Beating the Hotchkiss Eagles 5-3 to take the title took about two hours. Chasing down their coach and dousing him with an ice-filled water cooler took a few seconds. Bringing baseball back to two of the city's largest housing projects, Fairfield and Mosby, took four years. But its impact on the community is just beginning. On the return trip back to Lucks Field after the game last week, neighbors sitting on their porches were waiting to hear the news. “Did y'all win?”
The Mosby Spartans, exiting the bus, hoisted the trophy. The boys' faces gleamed, Day recalls, but it also did something else. After years of working at Philip Morris, and working the rough hallways of John Marshall, Day found himself again. The 52-year-old recalls winning his first Little League title at the age of 10. He's found a purpose, a calling. “Baseball saves me again,” he says.
Antoine Bruce, Mosby's star pitcher, received the MVP trophy but was the victim of a force-out at home plate (below) during the game.

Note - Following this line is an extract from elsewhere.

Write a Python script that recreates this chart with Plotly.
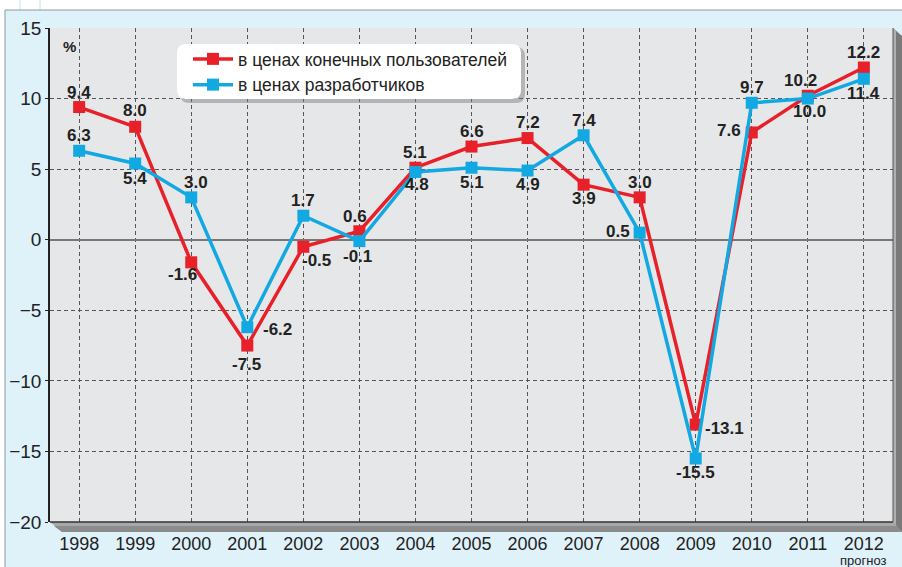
import plotly.graph_objects as go

years = list(range(1998, 2013))
users = [9.4, 8.0, -1.6, -7.5, -0.5, 0.6, 5.1, 6.6, 7.2, 3.9, 3.0, -13.1, 7.6, 10.2, 12.2]
devs = [6.3, 5.4, 3.0, -6.2, 1.7, -0.1, 4.8, 5.1, 4.9, 7.4, 0.5, -15.5, 9.7, 10.0, 11.4]
users_name = "в ценах конечных пользователей"
devs_name = "в ценах разработчиков"
y_ticks = [15, 10, 5, 0, -5, -10, -15, -20]

# label offsets in px (dx, dy with dy positive = down)
users_off = [(0, -15), (0, -16), (-9, 12), (-1, 19), (13, 14), (-4, -15), (0, -15), (0, -15),
             (0, -16), (0, 14), (0, -15), (29, 4), (-23, -2), (-7, -15), (0, -15)]
devs_off = [(0, -15), (0, 15), (5, -15), (30, 2), (0, -15), (-2, 15), (2, 13), (0, 15),
            (0, 14), (0, -15), (-22, -1), (0, 14), (0, -15), (2, 13), (0, 15)]

RED = "#E8202A"
BLUE = "#12A9E3"
FONT = "Arial, Liberation Sans, sans-serif"

# plot area in pixels
L, R, T, B = 50, 893, 28, 522
W, H = 902, 567


def px(x):
    return (x - L) / (R - L)


def py(y):
    return (B - y) / (B - T)


fig = go.Figure()
fig.add_trace(go.Scatter(x=years, y=users, name=users_name, mode="lines+markers",
                         line=dict(color=RED, width=3.5),
                         marker=dict(symbol="square", size=12, color=RED)))
fig.add_trace(go.Scatter(x=years, y=devs, name=devs_name, mode="lines+markers",
                         line=dict(color=BLUE, width=3.5),
                         marker=dict(symbol="square", size=12, color=BLUE)))

for vals, offs in [(users, users_off), (devs, devs_off)]:
    for x, v, (dx, dy) in zip(years, vals, offs):
        fig.add_annotation(x=x, y=v, text=f"<b>{v:.1f}</b>", showarrow=False,
                           xshift=dx, yshift=-dy,
                           font=dict(family=FONT, size=17, color="#222"))

fig.add_annotation(x=px(69), y=py(46), xref="paper", yref="paper", text="<b>%</b>",
                   xanchor="center", yanchor="middle",
                   showarrow=False, font=dict(family=FONT, size=15, color="#222"))
fig.add_annotation(x=2012, y=py(560), xref="x", yref="paper", text="прогноз",
                   xanchor="center", yanchor="middle",
                   showarrow=False, font=dict(family=FONT, size=13, color="#222"))

shapes = []
# white strips outside the blue panel
shapes.append(dict(type="rect", xref="paper", yref="paper", x0=px(0), x1=px(W), y0=py(10), y1=py(0),
                   fillcolor="white", line_width=0, layer="below"))
shapes.append(dict(type="rect", xref="paper", yref="paper", x0=px(0), x1=px(5), y0=py(H), y1=py(0),
                   fillcolor="white", line_width=0, layer="below"))
for xl in (20, 40):
    shapes.append(dict(type="line", xref="paper", yref="paper", x0=px(xl), x1=px(xl), y0=py(10), y1=py(0),
                       line=dict(color="#BFE3F2", width=1)))
shapes.append(dict(type="line", xref="paper", yref="paper", x0=px(5), x1=px(W), y0=py(10), y1=py(10),
                   line=dict(color="#8A9AA3", width=1)))
shapes.append(dict(type="line", xref="paper", yref="paper", x0=px(5), x1=px(5), y0=py(10), y1=py(H),
                   line=dict(color="#8A9AA3", width=1)))


# bevel: bottom shelf and right side
def poly(pts):
    return "M " + " L ".join(f"{px(a)},{py(b)}" for a, b in pts) + " Z"


shapes.append(dict(type="path", xref="paper", yref="paper",
                   path=poly([(L, B), (R, B), (902, 532), (62, 532)]),
                   fillcolor="#A8A8A8", line_width=0))
shapes.append(dict(type="path", xref="paper", yref="paper",
                   path=poly([(L + 4, B + 4), (R + 4, B + 4), (902, 532), (62, 532)]),
                   fillcolor="#8C8C8C", line_width=0))
shapes.append(dict(type="path", xref="paper", yref="paper",
                   path=poly([(R, T), (902, 36), (902, 532), (R, B)]),
                   fillcolor="#7A7A7A", line_width=0))
shapes.append(dict(type="path", xref="paper", yref="paper",
                   path=poly([(R, T), (R + 3, T + 3), (R + 3, B + 3), (R, B)]),
                   fillcolor="#B0B0B0", line_width=0))
shapes.append(dict(type="line", xref="paper", yref="paper", x0=px(L), x1=px(R), y0=py(B), y1=py(B),
                   line=dict(color="#333", width=1.5)))
shapes.append(dict(type="line", xref="paper", yref="paper", x0=px(R), x1=px(R), y0=py(T), y1=py(B),
                   line=dict(color="#555", width=1)))


# legend box with rounded corners and shadow
def rounded(x0, y0, x1, y1, r):
    return (f"M {px(x0 + r)},{py(y0)} L {px(x1 - r)},{py(y0)} Q {px(x1)},{py(y0)} {px(x1)},{py(y0 + r)} "
            f"L {px(x1)},{py(y1 - r)} Q {px(x1)},{py(y1)} {px(x1 - r)},{py(y1)} "
            f"L {px(x0 + r)},{py(y1)} Q {px(x0)},{py(y1)} {px(x0)},{py(y1 - r)} "
            f"L {px(x0)},{py(y0 + r)} Q {px(x0)},{py(y0)} {px(x0 + r)},{py(y0)} Z")


shapes.append(dict(type="path", xref="paper", yref="paper", path=rounded(180, 47, 525, 103, 9),
                   fillcolor="rgba(120,120,120,0.45)", line_width=0))
shapes.append(dict(type="path", xref="paper", yref="paper", path=rounded(177, 44, 521, 99, 9),
                   fillcolor="white", line_width=0))

fig.update_layout(
    width=W, height=H,
    margin=dict(l=L, r=W - R, t=T, b=H - B),
    paper_bgcolor="#DFF2FA", plot_bgcolor="#E6E7E8",
    font=dict(family=FONT, color="#222"),
    shapes=shapes,
    showlegend=True,
    legend=dict(x=px(188), y=py(41), xanchor="left", yanchor="top",
                bgcolor="rgba(0,0,0,0)", font=dict(family=FONT, size=17.5, color="#222"),
                itemwidth=40, tracegroupgap=0),
    xaxis=dict(range=[1997.48, 2012.52], tickvals=years, ticktext=[str(y) for y in years],
               showgrid=True, gridcolor="#555", griddash="4px,3px", gridwidth=1, automargin=False,
               zeroline=False, showline=False, ticks="outside", ticklen=5, tickcolor="#444",
               tickfont=dict(family=FONT, size=18, color="#222")),
    yaxis=dict(range=[-20, 15], tickvals=y_ticks, showgrid=True, gridcolor="#555", automargin=False,
               griddash="4px,3px", gridwidth=1, zeroline=True, zerolinecolor="#777", zerolinewidth=1.5,
               showline=True, linecolor="#222", linewidth=1.5, ticks="outside", ticklen=3,
               tickcolor="#222", tickfont=dict(family=FONT, size=19, color="#222")),
)

fig.write_html("out.html", config={"displayModeBar": False},
               post_script="document.body.style.margin='0';")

All the Mosby players adhere to Coach Day's mantra of discipline and toughness.
Keyante Wright, Eddie Pressley, Antoine Bruce and Corey Baker wait in the dugout early in the game.
Joseph Evans cheers on his nephews, Terrell “Dex” Hancock and Jerrell “Speedy” Hancock, during the championship game at Hotchkiss last week. He says baseball is in the boys' blood, whether or not they know it.
Mosby's team mom, Patricia Mealey, keeps a stern watch over the team spirit, offering occasional pep talks and organizing team trips. “I go everywhere they go,” she says.
The Spartans manage to take a 5-3 lead in the fifth inning and go on to beat the Hotchkiss Eagles. Afterward, the boys give Coach Day the customary Gatorade bath.